A frustração em “Rumble Fish” era mais com a falência das ideologias mesmo, dos hippies, da contracultura, e com a vitória do consumismo, mas serviu direitinho pra juventude oitentista projetar seus próprios sentimentos. E ainda tinha o estilo! Era em preto e branco, o que, como já vimos, era relativamente popular nos anos 80. Tinha peixes de briga coloridos (realmente não era nada sutil). Tinha ângulos estranhos. Tinha uma edição tão cool quanto Mickey Rourke. E o Mickey Rourke, daltônico e meio surdo, mais uma metáfora nada sutil para a alienação do sujeito em busca de algo indefinível. Depois de largar seu papel como líder de gangue (uma das falhas da fita - não dá pra acreditar em nenhum momento em Rourke como um chefe de bando de adolescentes marginais), ele sai em busca da mãe, não tendo nenhuma revelação ao encontrá-la e (spoiler adiante) morrendo na sarjeta tentando libertar aqueles peixes de briga coloridos porque, se eles tiverem mais espaço, talvez não lutem até a morte.
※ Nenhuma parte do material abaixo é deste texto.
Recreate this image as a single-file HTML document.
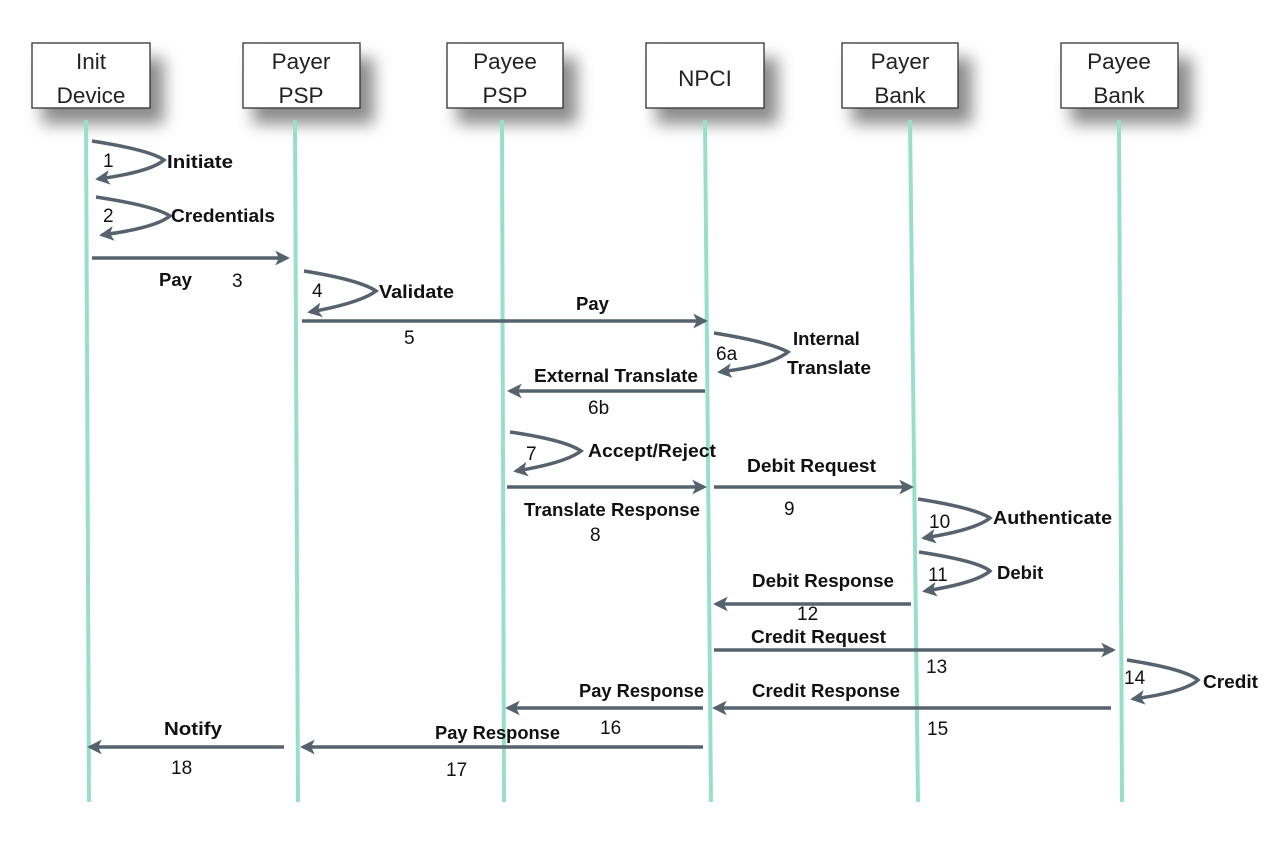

Entre as outras sutilezas da produção há um relógio elétrico em primeiro plano avançando enquanto Tom Waits faz um monólogo como um dia você se descobre com trinta anos - trinta verões, caramba, quanta coisa! - e um jovem Nicolas Cage traindo um igualmente jovem Matt Dilon pra ficar com a namorada dele e depois explicando ao sujeito que ele é um mané e que o mundo é assim mesmo, dos mais espertos. Mas tudo isso com uma fotografia lindíssima, direção de arte hiperelegante e a grife Coppola, em seu último filme relevante. Em suma, um hit irresistível entre a galera cabeça e sua indefinível busca por algo mais, enquanto o resto do universo permanece insensível e sem sentido. Sei, isso parece mensagem de fita do Woody Allen, mas serve direitinho aqui também.
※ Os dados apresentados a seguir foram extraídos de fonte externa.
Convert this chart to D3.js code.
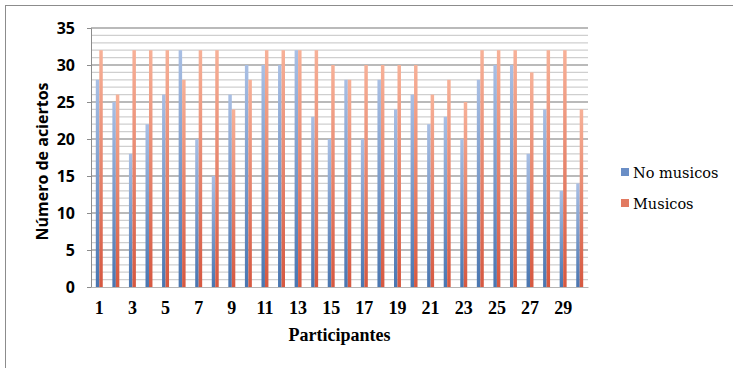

Na verdade, todo esse estilo cenográfico já tinha sido experimentado muito mais radicalmente em “O Fundo do Coração”, o filme que afundou a carreira do Coppola, mas cuja direção de arte e concepção foram extremamente influentes na década. Está tudo lá: a vida percebida como referências da cultura pop, a direção de arte artificial, a emulação da Hollywood clássica (e os valores americanos pré-guerra) como um ideal perdido, a banalidade da existência... só que os espectadores tiveram muita dificuldade em se projetar nos medíocres personagens interpretados sem inspiração e carisma por Teri Gar e Frederic Forest. Todo mundo preferia o ultracool ultraelegante claramente superior Garoto da Motocicleta. Mas não se pode negar que “One from the Heart” desbravou um dos principais caminhos que o cinema da década seguiria, deixando sua influência em coisas de “Querelle” a “E la Nave Va”.
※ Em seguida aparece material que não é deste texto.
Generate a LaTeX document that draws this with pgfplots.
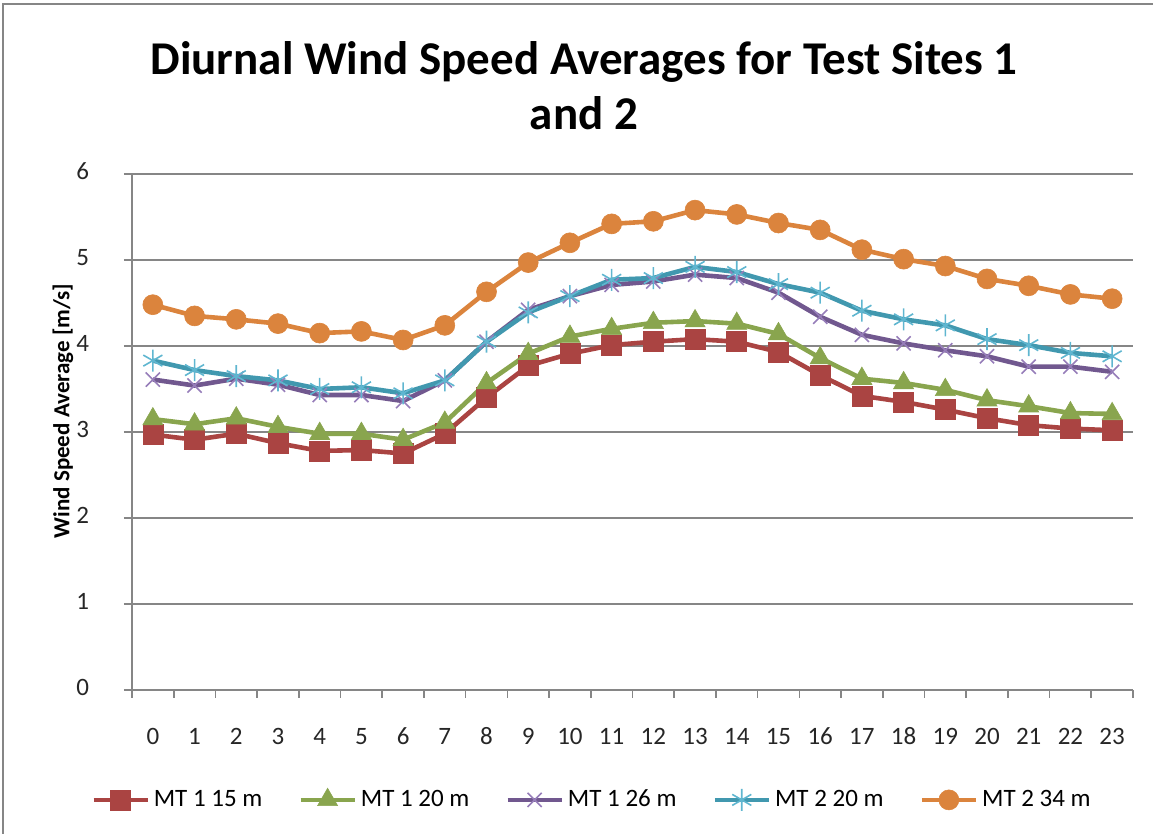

Mas todo esse artificialismo proposital tinha data de validade. O próprio superlativismo do gênero acabou relegando-o ao esquecimento alguns anos depois. levando junto o título que epitomizou a tendência. Se existe uma fita “datada” é “Rumble Fish”. Assim como o estilo de atuar de Mickey Rourke, que ainda renderia alguns relativos sucessos, principalmente em um longa que misturava um monte de ingredientes irresistíveis para a época: film noir, o demônio, Robert de Niro e o então conceituadíssimo Alan Parker numa trama misteriosa com uma solução óbvia de doer. Mas obviedade era o forte dessa turma, talvez por isso mesmo eles tivessem tanto seguidores. Até que, como diz Randy “The Ram” Robinson em “The Wrestler” chegaram os anos 90, muito mais sujos, deselegantes e sem pretensões cool intelectualoides e sumiram com Mickey Rourke, filmes preto e branco e românticos alienados em busca de um paraíso edipiano uterino perdido.